The research also spotlights the promising effects of newer technologies like generative AI. While only 7% of current marketing activities involve generative AI, its adoption has already yielded tangible benefits. Marketers have reported a 5% increase in sales productivity, a 6% boost in customer satisfaction, and a 7% drop in marketing costs.
However, incorporating AI into marketing comes with its own set of challenges. Key concerns include addressing potential bias, ensuring fairness, and making the necessary infrastructure investments to support AI capabilities.
The report also notes a reduction in marketing budgets as a share of total company budgets, which fell from 14% in 2022 to 10% in 2024. However, marketing expenditures as a percentage of company revenue have seen a slight rise, moving from 9% in late 2023 to 10% in early 2024.
Looking ahead, overall marketing spending is forecasted to grow by 5% over the next year.

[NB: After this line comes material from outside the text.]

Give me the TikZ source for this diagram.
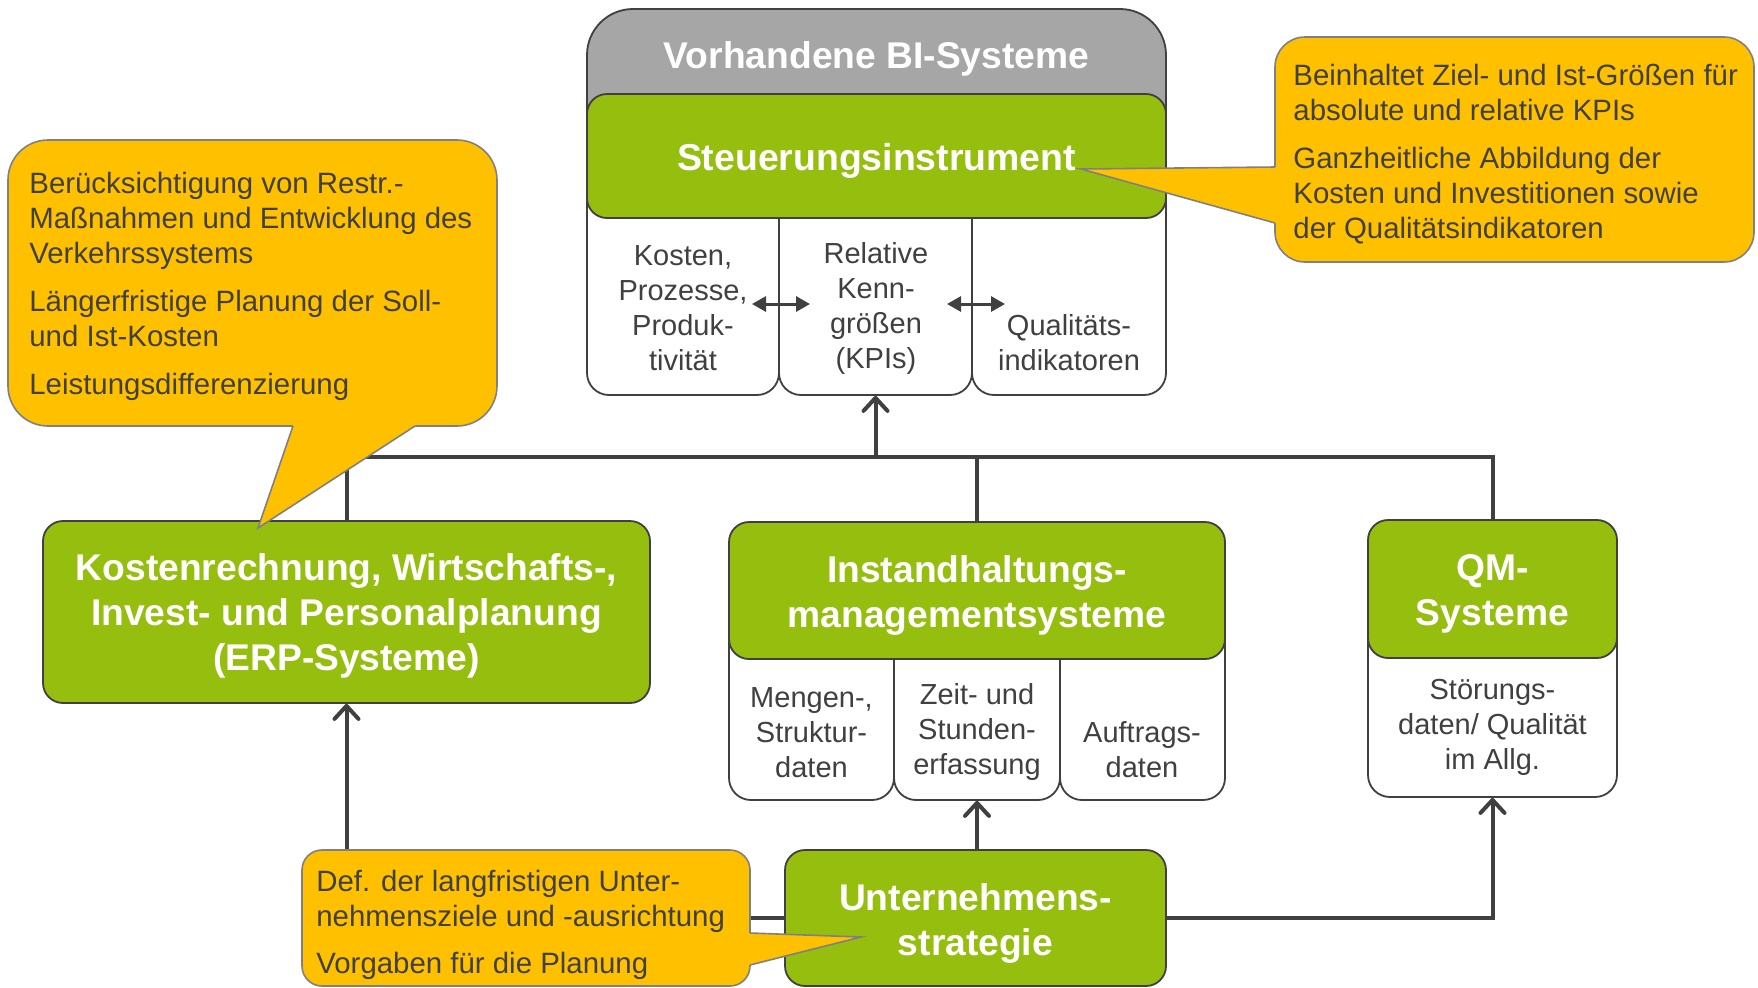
\documentclass[tikz,border=0pt]{standalone}
\usepackage{fontspec}
\setmainfont{Liberation Sans}
\usetikzlibrary{arrows.meta}
\definecolor{lgreen}{HTML}{96BE0E}
\definecolor{callout}{HTML}{FFC000}
\definecolor{hdrgrey}{HTML}{A6A6A6}
\definecolor{dk}{HTML}{404040}
\definecolor{cline}{HTML}{808080}
\begin{document}
\begin{tikzpicture}[x=0.5pt,y=-0.5pt,
  greenbox/.style={draw=dk, line width=0.9pt, fill=lgreen, rounded corners=10pt, inner sep=0pt},
  greentext/.style={text=white, font=\bfseries\fontsize{18.6}{22.5}\selectfont, align=center, inner sep=0pt},
  colbox/.style={draw=dk, line width=0.9pt, fill=white, rounded corners=11pt, inner sep=0pt},
  coltext/.style={text=dk, font=\fontsize{14.5}{17.5}\selectfont, align=center, inner sep=0pt},
  callbox/.style={draw=cline, line width=0.8pt, fill=callout, inner sep=0pt},
  calltext/.style={text=dk, font=\fontsize{14.7}{17.5}\selectfont, align=left, inner sep=0pt, anchor=west},
  conn/.style={draw=dk, line width=2pt},
  upar/.style={-{Straight Barb[length=6.5pt,width=12pt,line cap=round,line join=round]}},
  dblar/.style={draw=dk, line width=1.5pt, {Triangle[length=7pt,width=7.5pt]}-{Triangle[length=7pt,width=7.5pt]}},
  pointerfill/.style={fill=callout},
  pointerline/.style={draw=cline, line width=0.8pt, line join=miter},
]
\fill[white] (0,0) rectangle (1758,987);
\useasboundingbox (0,0) rectangle (1758,987);

% ---------- BI block ----------
\node[draw=dk, line width=0.9pt, fill=hdrgrey, rounded corners=23pt, minimum width=289.5pt, minimum height=105pt, inner sep=0pt] (bihdr) at (876.5,114) {};
\node[greentext, font=\bfseries\fontsize{18.6}{22}\selectfont] (bititle) at (876.5,59) {Vorhandene BI-Systeme};
\node[colbox, minimum width=96pt, minimum height=122.5pt] (bc1) at (683,272.5) {};
\node[colbox, minimum width=96.5pt, minimum height=122.5pt] (bc2) at (875.5,272.5) {};
\node[colbox, minimum width=97pt, minimum height=122.5pt] (bc3) at (1069,272.5) {};
\node[greenbox, minimum width=289.5pt, minimum height=62pt] (steuer) at (876.5,156) {};
\node[greentext, font=\bfseries\fontsize{18.7}{22}\selectfont] (steuertext) at (876.5,160.5) {Steuerungsinstrument};
\node[coltext] (bt1) at (683,308) {Kosten,\\Prozesse,\\Produk-\\tivität};
\node[coltext] (bt2) at (876,308) {Relative\\Kenn-\\größen\\(KPIs)};
\node[coltext] (bt3) at (1069,343) {Qualitäts-\\indikatoren};
\coordinate (da1) at (752,304);
\coordinate (da2) at (810,304);
\coordinate (da3) at (947,304);
\coordinate (da4) at (1005,304);
\draw[dblar] (da1) -- (da2);
\draw[dblar] (da3) -- (da4);

% ---------- middle row ----------
\node[greenbox, minimum width=303.5pt, minimum height=91pt] (kosten) at (346.5,612) {};
\node[greentext] (kostentext) at (346.5,616) {Kostenrechnung, Wirtschafts-,\\Invest- und Personalplanung\\(ERP-Systeme)};

\node[colbox, minimum width=82.5pt, minimum height=90pt] (ic1) at (811.5,710) {};
\node[colbox, minimum width=83pt, minimum height=90pt] (ic2) at (977,710) {};
\node[colbox, minimum width=82.5pt, minimum height=90pt] (ic3) at (1142.5,710) {};
\node[greenbox, minimum width=248pt, minimum height=68.5pt] (instand) at (977,590.5) {};
\node[greentext] (instandtext) at (977,595) {Instandhaltungs-\\managementsysteme};
\node[coltext] (it1) at (811.5,733) {Mengen-,\\Struktur-\\daten};
\node[coltext] (it2) at (977,732) {Zeit- und\\Stunden-\\erfassung};
\node[coltext] (it3) at (1142,750) {Auftrags-\\daten};

\node[colbox, minimum width=124.5pt, minimum height=98.5pt] (qmcol) at (1492.5,698.5) {};
\node[greenbox, minimum width=124.5pt, minimum height=69pt] (qm) at (1492.5,589) {};
\node[greentext] (qmtext) at (1492.5,593.5) {QM-\\Systeme};
\node[coltext] (qmdata) at (1492.5,727) {Störungs-\\daten/ Qualität\\im Allg.};

% ---------- bottom ----------
\node[greenbox, minimum width=190.5pt, minimum height=68pt] (strat) at (975.5,918) {};
\node[greentext] (strattext) at (975.5,923.5) {Unternehmens-\\strategie};

% ---------- connectors ----------
\coordinate (bus) at (876,457);
\draw[conn] (kosten.north) -- (kosten.north |- bus) -- (qm.north |- bus) -- (qm.north);
\draw[conn] (instand.north) -- (instand.north |- bus);
\draw[conn,upar] (bc2.south |- bus) -- (bc2.south);
\draw[conn,upar] (strat.west) -| (kosten.south);
\draw[conn,upar] (ic2.south |- strat.north) -- (ic2.south);
\draw[conn,upar] (strat.east) -| (qmcol.south);

% ---------- callouts ----------
% left
\node[callbox, rounded corners=20pt, minimum width=244.5pt, minimum height=143pt] (cl) at (252.5,283) {};
\fill[pointerfill] (293,418) -- (293,426) -- (258,528) -- (415,426) -- (415,418) -- cycle;
\draw[pointerline] (293,426) -- (258,528) -- (415,426);
\node[calltext] (cltext) at (29,286) {Berücksichtigung von Restr.-\\Maßnahmen und Entwicklung des\\Verkehrssystems\\[6.5pt]Längerfristige Planung der Soll-\\und Ist-Kosten\\[6.5pt]Leistungsdifferenzierung};

% top right
\node[callbox, rounded corners=15pt, minimum width=239.5pt, minimum height=112.5pt] (cr) at (1514.5,149.5) {};
\fill[pointerfill] (1283,167) -- (1275,167) -- (1081,169) -- (1275,223) -- (1283,223) -- cycle;
\draw[pointerline] (1275,167) -- (1081,169) -- (1275,223);
\node[calltext] (crtext) at (1293,154) {Beinhaltet Ziel- und Ist-Größen für\\absolute und relative KPIs\\[6.5pt]Ganzheitliche Abbildung der\\Kosten und Investitionen sowie\\der Qualitätsindikatoren};

% bottom
\node[callbox, rounded corners=10pt, minimum width=224pt, minimum height=68pt] (cb) at (526,918) {};
\fill[pointerfill] (742,933) -- (750,933) -- (861,937) -- (750,965) -- (742,965) -- cycle;
\draw[pointerline] (750,933) -- (861,937) -- (750,965);
\node[calltext] (cbtext) at (316,925) {Def. der langfristigen Unter-\\nehmensziele und -ausrichtung\\[6pt]Vorgaben für die Planung};
\end{tikzpicture}
\end{document}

However, the growth of digital marketing investments is expected to slow, with an increase of only 8%, down from 9% in 2024. Social media spending is projected to account for 11% of the marketing budget by 2024, with estimates suggesting it will reach 12% within a year and 16% over the next five years.
These insights are drawn from a survey of nearly 300 marketing leaders across more than 15 industries in the United States.